SS Mendi: Dancing the Death Drill review – tragic history stunningly sung


Zamile Gantana takes a crate, sits in the middle of the stage, and gives a straightforward but lyrical explanation of what happened to the SS Mendi. In 1917, a total of 823 South African men boarded the ship to aid the British war effort; a month later, more than 600 of them drowned after a collision. “This is our lament for the souls of the dead, to bring them peace,” Gantana says. From this opening scene, the South African theatre company Isango Ensemble transfigure the idea of lament, turning grief into something poignantly beautiful, darkly funny and, at times, sharply angry.

The script follows a dozen or so men on the ship including an outspoken priest, a teenager told his presence brings bad luck, a mixed-race recruit and a white officer. Adapted by Gbolahan Obisesan alongside the 14-strong ensemble, the play shows the racist indignities the men faced on board before their tragic deaths.

Mark Dornford-May’s direction, combined with Lungelo Ngamlana’s choreography and Mandisi Dyantyis’ musical direction, is extraordinary. Using few instruments and scant props, the world around the Mendi, from train journeys to bird sounds, is realised using movement, music and voice work.

There are many brilliant moments, dark humour often at their core. Performers break the fourth wall to joke about fog machines or explain tribal circumcision culture. The Blue Peter theme tune is played on a marimba. As characters read contracts in their native languages, the cacophony of difference segues into God Save the King. We are reminded that Africa is a vast continent with a variety of cultures and tribes, forced together under the banner of Empire.
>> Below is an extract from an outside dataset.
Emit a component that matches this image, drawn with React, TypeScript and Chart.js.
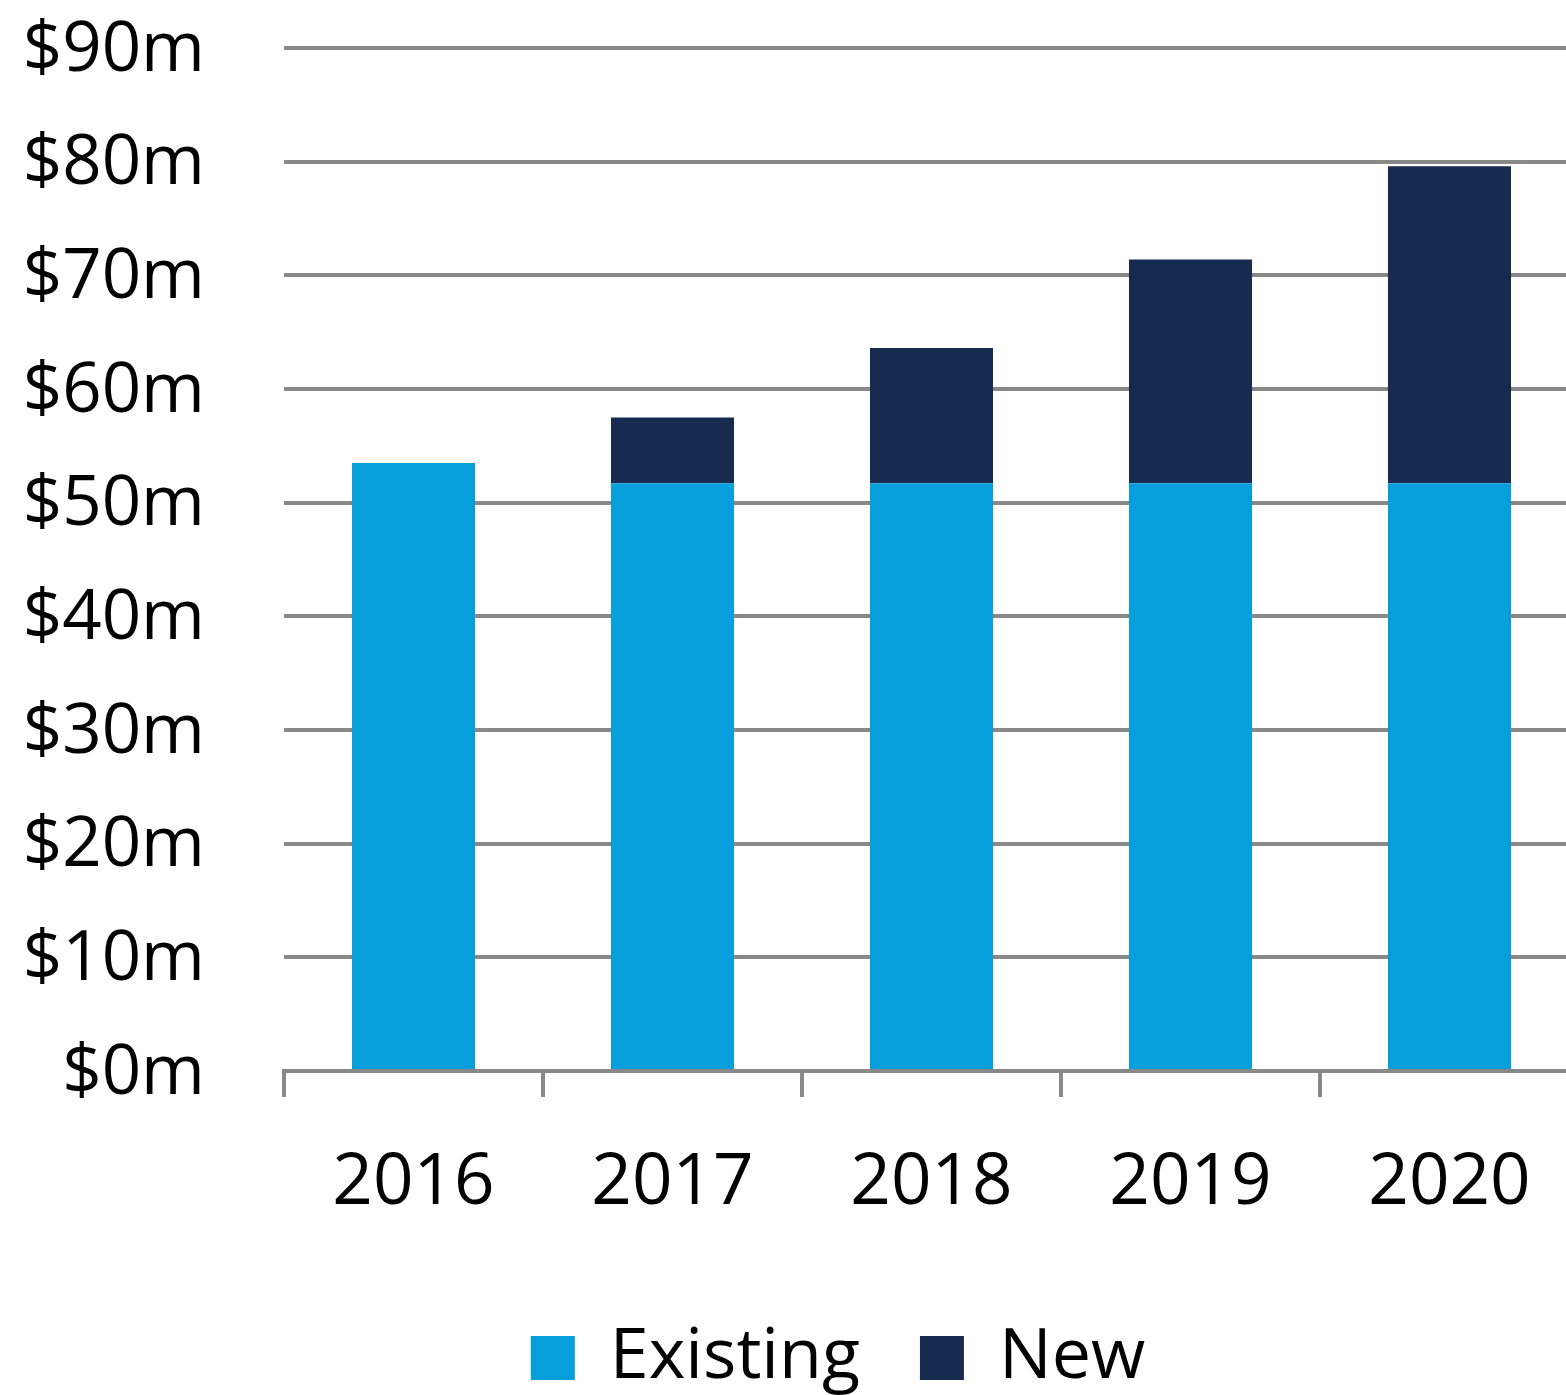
import React, { useEffect, useRef } from "react";
import { Chart, registerables } from "chart.js";

Chart.register(...registerables);

const years = ["2016", "2017", "2018", "2019", "2020"];
const existingValues = [53.5, 51.7, 51.7, 51.7, 51.7];
const newValues = [0, 5.8, 11.9, 19.7, 27.9];
const seriesNames = ["Existing", "New"];
const yMin = 0;
const yMax = 90;
const yStep = 10;

const FONT = "'Open Sans', sans-serif";
const GRID = "#898989";

export default function App() {
  const ref = useRef<HTMLCanvasElement | null>(null);

  useEffect(() => {
    if (!ref.current) return;
    const chart = new Chart(ref.current, {
      type: "bar",
      data: {
        labels: years,
        datasets: [
          {
            label: seriesNames[0],
            data: existingValues,
            backgroundColor: "#069fdb",
            barPercentage: 0.475,
            categoryPercentage: 1,
          },
          {
            label: seriesNames[1],
            data: newValues,
            backgroundColor: "#172b51",
            barPercentage: 0.475,
            categoryPercentage: 1,
          },
        ],
      },
      options: {
        responsive: false,
        animation: false,
        layout: { padding: { left: 0, top: 48, right: 0, bottom: 0 } },
        plugins: {
          tooltip: { enabled: false },
          legend: {
            position: "bottom",
            labels: {
              boxWidth: 44,
              boxHeight: 44,
              padding: 60,
              color: "#000",
              font: { family: FONT, size: 70 },
            },
          },
        },
        scales: {
          x: {
            stacked: true,
            offset: true,
            afterFit: (scale: any) => {
              scale.height = 192;
            },
            grid: {
              offset: true,
              drawOnChartArea: false,
              drawTicks: true,
              tickLength: 26,
              color: GRID,
              lineWidth: 4,
            },
            border: { display: true, color: GRID, width: 4 },
            ticks: {
              color: "#000",
              padding: 44,
              font: { family: FONT, size: 71 },
            },
          },
          y: {
            stacked: true,
            min: yMin,
            max: yMax,
            afterFit: (scale: any) => {
              scale.width = 284;
              scale.paddingTop = 40;
              scale.paddingBottom = 40;
            },
            grid: { color: GRID, lineWidth: 4, drawTicks: false },
            border: { display: false },
            ticks: {
              stepSize: yStep,
              padding: 79,
              labelOffset: 3,
              color: "#000",
              font: { family: FONT, size: 69 },
              callback: (v: any) => `$${v}m`,
            },
          },
          yRight: {
            position: "right",
            display: true,
            afterFit: (scale: any) => {
              scale.width = 97;
              scale.paddingTop = 0;
              scale.paddingBottom = 0;
            },
            grid: { display: false, drawOnChartArea: false },
            border: { display: false },
            ticks: { display: false },
          },
        },
      },
    });
    return () => chart.destroy();
  }, []);

  return (
    <div
      style={{
        position: "fixed",
        left: 0,
        top: 0,
        width: 1566,
        height: 1395,
        overflow: "hidden",
        background: "#fff",
      }}
    >
      <canvas ref={ref} width={1676} height={1403} style={{ display: "block" }} />
    </div>
  );
}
Brilliant moments … Isango Ensemble. Photograph: Richard Davenport/The Other Richard

The ship itself is anthropomorphised into a beaming Nolubabalo Mdayi, singing merrily about her size before she watches over the crew like a happy mother, looking displeased when they fight. When the SS Mendi finally sinks she crumples into herself. She wails and struggles, before a man who we know survives the sinking comes to help her let go. It’s a visceral moment, and Mdayi, like the rest of the ensemble, gives an incredible performance.

This is a stunning play: an hour and a half of music, song and first-rate storytelling. “Can you get a seat in the theatre where the white man sits?” one character asks early on. The souls of the SS Mendi might not have been able to sit alongside the audience, but with this play, their story speaks when they cannot.